There are many way to actively listen, but here’s my technique:

  1. Stop what you are doing (no typing, watching TV, texting, writing, etc.).
  2. Turn and look at the speaker (as long as you are with the speaker).
  3. Really, really try to comprehend; stop thinking of other things.
  4. Do not formulate rebuttals in you mind.  Be open to what you hear.
  5. When there is a pause, repeat what the speaker is saying in your mind.
  6. When the message has been delivered, then you can paraphrase what the speaker has said to you:  “So let me see, what you are saying is…”

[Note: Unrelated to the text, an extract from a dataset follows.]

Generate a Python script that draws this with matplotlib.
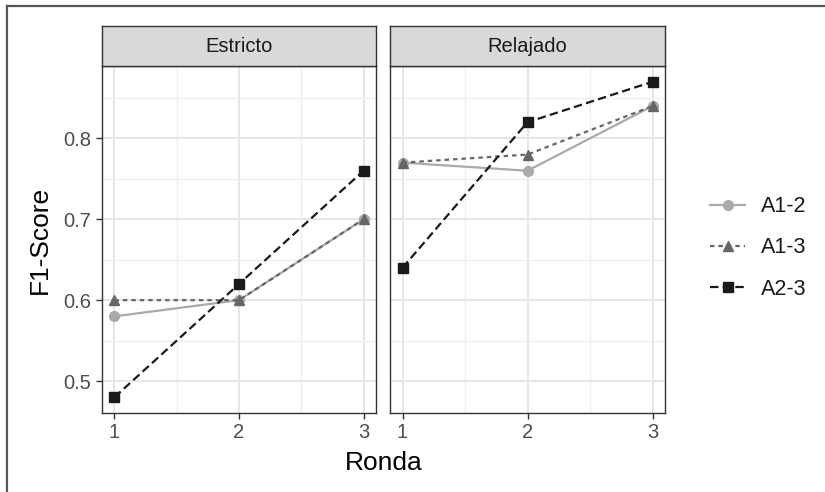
import matplotlib
matplotlib.use("Agg")
import matplotlib.pyplot as plt
from matplotlib.lines import Line2D
import numpy as np

plt.rcParams["font.family"] = ["Liberation Sans", "DejaVu Sans"]

# ── Data ──────────────────────────────────────────────────────────────────────
rondas = [1, 2, 3]
panels = ["Estricto", "Relajado"]
series = ["A1-2", "A1-3", "A2-3"]

estricto_a12 = [0.58, 0.60, 0.70]
estricto_a13 = [0.60, 0.60, 0.70]
estricto_a23 = [0.48, 0.62, 0.76]

relajado_a12 = [0.77, 0.76, 0.84]
relajado_a13 = [0.77, 0.78, 0.84]
relajado_a23 = [0.64, 0.82, 0.87]

values = {
    "Estricto": [estricto_a12, estricto_a13, estricto_a23],
    "Relajado": [relajado_a12, relajado_a13, relajado_a23],
}

yticks = [0.5, 0.6, 0.7, 0.8]

# ── Styles ────────────────────────────────────────────────────────────────────
STYLE = {
    "A1-2": dict(color="#aaaaaa", marker="o", dashes=None),
    "A1-3": dict(color="#666666", marker="^", dashes=(2.0, 1.8)),
    "A2-3": dict(color="#1a1a1a", marker="s", dashes=(3.8, 1.9)),
}
LW = 1.6
MS = 7
TXT = "#4d4d4d"
FRAME = "#333333"
FS = 14.5

fig = plt.figure(figsize=(8.25, 4.92), dpi=100)
W, H = 825, 492


def px_axes(x0, y0, x1, y1):
    return fig.add_axes([x0 / W, 1 - y1 / H, (x1 - x0) / W, (y1 - y0) / H])


all_vals = np.concatenate([np.ravel(values[p]) for p in panels])
lo, hi = all_vals.min(), all_vals.max()
pad = (hi - lo) * 0.05
ylim = (lo - pad, hi + pad)

panel_x = [(102, 376), (390, 665)]
for pi, (panel, (x0, x1)) in enumerate(zip(panels, panel_x)):
    ax = px_axes(x0, 66, x1, 413)
    ax.set_xlim(0.9, 3.1)
    ax.set_ylim(*ylim)
    ax.set_xticks(rondas)
    ax.set_xticks([1.5, 2.5], minor=True)
    ax.set_yticks(yticks)
    ax.set_yticks([0.55, 0.65, 0.75, 0.85], minor=True)
    ax.grid(True, which="major", color="#e6e6e6", linewidth=1.4, zorder=0)
    ax.grid(True, which="minor", color="#efefef", linewidth=0.9, zorder=0)
    ax.set_axisbelow(True)
    for s in ax.spines.values():
        s.set_color(FRAME)
        s.set_linewidth(1.0)
    ax.tick_params(which="major", length=4.5, width=1.0, color=FRAME,
                   labelsize=FS, labelcolor=TXT, pad=3)
    ax.tick_params(which="minor", length=0)
    if pi > 0:
        ax.tick_params(axis="y", labelleft=False, length=0)

    for name, ys in zip(series, values[panel]):
        st = STYLE[name]
        line, = ax.plot(rondas, ys, color=st["color"], marker=st["marker"],
                        markersize=MS, linewidth=LW, zorder=3)
        if st["dashes"]:
            line.set_dashes(st["dashes"])

    # facet strip
    sax = px_axes(x0, 26, x1, 66)
    sax.set_facecolor("#d9d9d9")
    sax.set_xticks([])
    sax.set_yticks([])
    for s in sax.spines.values():
        s.set_color(FRAME)
        s.set_linewidth(1.0)
    sax.text(0.5, 0.5, panel, ha="center", va="center", fontsize=FS,
             color="#1a1a1a", transform=sax.transAxes)

fig.text(383.5 / W, 1 - 463 / H, "Ronda", ha="center", va="center",
         fontsize=19, color="black")
fig.text(40 / W, 1 - 240 / H, "F1-Score", ha="center", va="center",
         rotation=90, fontsize=19, color="black")

# legend
handles = []
for name in series:
    st = STYLE[name]
    h = Line2D([], [], color=st["color"], marker=st["marker"], markersize=MS,
               linewidth=LW)
    if st["dashes"]:
        h.set_dashes(st["dashes"])
    handles.append(h)
fig.legend(handles, series, loc="center left",
           bbox_to_anchor=(691 / W, 1 - 248 / H), frameon=False,
           fontsize=15.5, handlelength=1.6, handletextpad=0.75,
           labelspacing=0.95, labelcolor="#1a1a1a")

# outer frame (top and left edges only)
fig.add_artist(Line2D([6.5 / W, 6.5 / W], [0, 1 - 5.5 / H], color="#555555",
                      linewidth=1.6, transform=fig.transFigure))
fig.add_artist(Line2D([6.5 / W, 1], [1 - 5.5 / H, 1 - 5.5 / H], color="#555555",
                      linewidth=1.6, transform=fig.transFigure))

fig.savefig("out.png", dpi=100)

  7. Ask questions at opportune times, if you do not understand:  “One moment, did you mean that…?”
  8. Take the time afterward to reflect on what someone has told you.  If you are unclear, follow up with them.  This shows that you took the time to receive the message and have thought it through.

This is just one way to be virtuous with your “we.”  Your interactions with those closest to you define who you are.  If I am not listening to them, then I am not a good listener, and that does not honor those closest to me who are trying to communicate with me.